Record extracts:
[start]
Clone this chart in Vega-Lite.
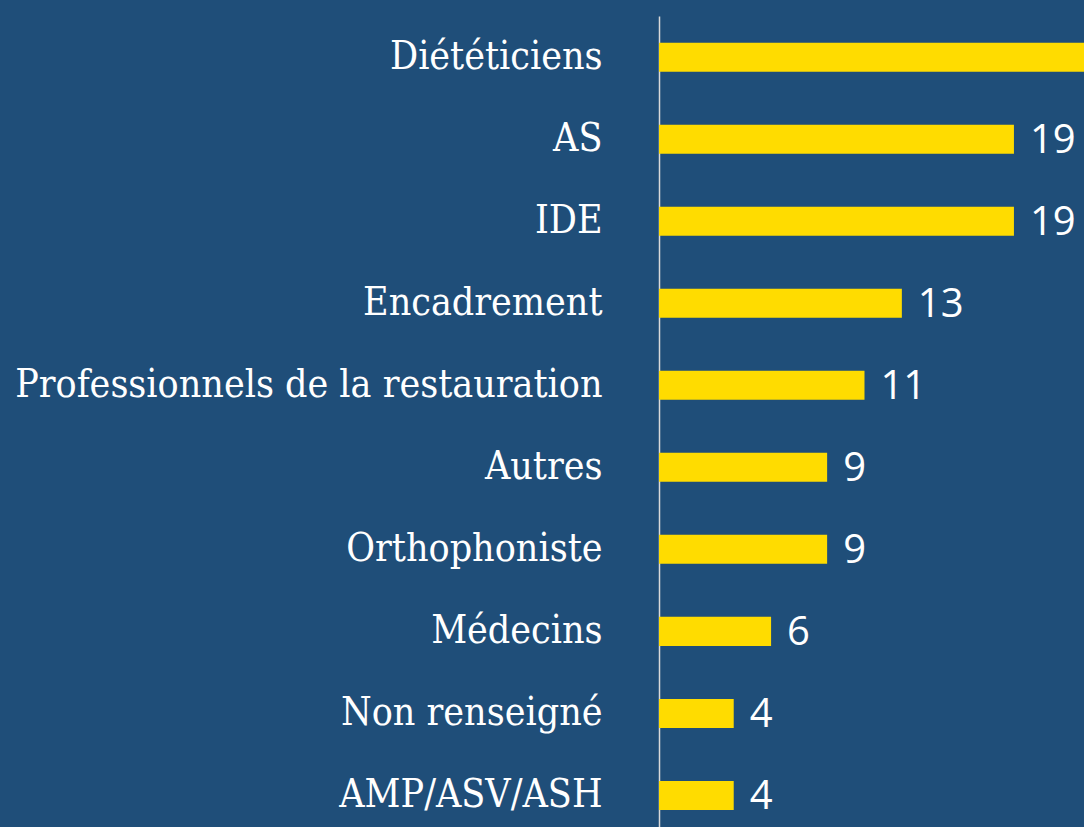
{
  "$schema": "https://vega.github.io/schema/vega-lite/v6.json",
  "width": 425,
  "height": 811,
  "autosize": {"type": "none"},
  "padding": {"left": 659, "top": 16, "right": 0, "bottom": 0},
  "background": "#1F4E79",
  "config": {"view": {"stroke": null}},
  "data": {
    "values": [
      {"cat": "Diététiciens", "n": 24},
      {"cat": "AS", "n": 19},
      {"cat": "IDE", "n": 19},
      {"cat": "Encadrement", "n": 13},
      {"cat": "Professionnels de la restauration", "n": 11},
      {"cat": "Autres", "n": 9},
      {"cat": "Orthophoniste", "n": 9},
      {"cat": "Médecins", "n": 6},
      {"cat": "Non renseigné", "n": 4},
      {"cat": "AMP/ASV/ASH", "n": 4}
    ]
  },
  "encoding": {
    "y": {
      "field": "cat",
      "type": "nominal",
      "sort": null,
      "scale": {"paddingInner": 0.646, "paddingOuter": 0.2665, "align": 0.61},
      "axis": {
        "title": null,
        "ticks": false,
        "labelPadding": 57,
        "labelLimit": 700,
        "labelFont": "DejaVu Serif Condensed",
        "labelFontSize": 39,
        "labelColor": "#FFFFFF",
        "domainColor": "#D9D9D9",
        "domainWidth": 1.5
      }
    },
    "x": {
      "field": "n",
      "type": "quantitative",
      "scale": {"domain": [0, 22.75]},
      "axis": null
    }
  },
  "layer": [
    {"mark": {"type": "bar", "color": "#FFDC00", "clip": true}},
    {
      "transform": [{"filter": "datum.n <= 22"}],
      "mark": {"type": "text", "align": "left", "baseline": "middle", "dx": 16, "dy": 2, "font": "Open Sans", "fontSize": 40, "color": "#FFFFFF", "clip": true},
      "encoding": {"text": {"field": "n", "type": "quantitative"}}
    }
  ]
}
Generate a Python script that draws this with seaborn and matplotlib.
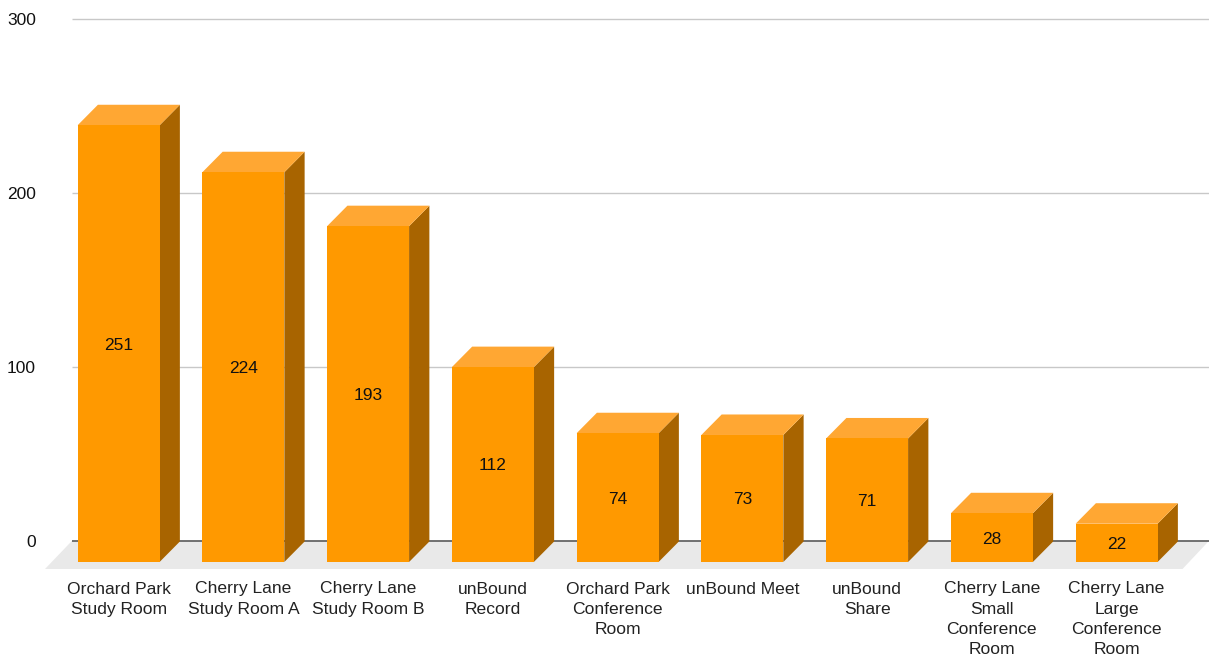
[end]
Work to be completed:
Would you mind returning each entry above word for word, skipping the images?

Answer to this exercise:
Clone this chart in Vega-Lite.
{
  "$schema": "https://vega.github.io/schema/vega-lite/v6.json",
  "width": 425,
  "height": 811,
  "autosize": {"type": "none"},
  "padding": {"left": 659, "top": 16, "right": 0, "bottom": 0},
  "background": "#1F4E79",
  "config": {"view": {"stroke": null}},
  "data": {
    "values": [
      {"cat": "Diététiciens", "n": 24},
      {"cat": "AS", "n": 19},
      {"cat": "IDE", "n": 19},
      {"cat": "Encadrement", "n": 13},
      {"cat": "Professionnels de la restauration", "n": 11},
      {"cat": "Autres", "n": 9},
      {"cat": "Orthophoniste", "n": 9},
      {"cat": "Médecins", "n": 6},
      {"cat": "Non renseigné", "n": 4},
      {"cat": "AMP/ASV/ASH", "n": 4}
    ]
  },
  "encoding": {
    "y": {
      "field": "cat",
      "type": "nominal",
      "sort": null,
      "scale": {"paddingInner": 0.646, "paddingOuter": 0.2665, "align": 0.61},
      "axis": {
        "title": null,
        "ticks": false,
        "labelPadding": 57,
        "labelLimit": 700,
        "labelFont": "DejaVu Serif Condensed",
        "labelFontSize": 39,
        "labelColor": "#FFFFFF",
        "domainColor": "#D9D9D9",
        "domainWidth": 1.5
      }
    },
    "x": {
      "field": "n",
      "type": "quantitative",
      "scale": {"domain": [0, 22.75]},
      "axis": null
    }
  },
  "layer": [
    {"mark": {"type": "bar", "color": "#FFDC00", "clip": true}},
    {
      "transform": [{"filter": "datum.n <= 22"}],
      "mark": {"type": "text", "align": "left", "baseline": "middle", "dx": 16, "dy": 2, "font": "Open Sans", "fontSize": 40, "color": "#FFFFFF", "clip": true},
      "encoding": {"text": {"field": "n", "type": "quantitative"}}
    }
  ]
}
Generate a Python script that draws this with seaborn and matplotlib.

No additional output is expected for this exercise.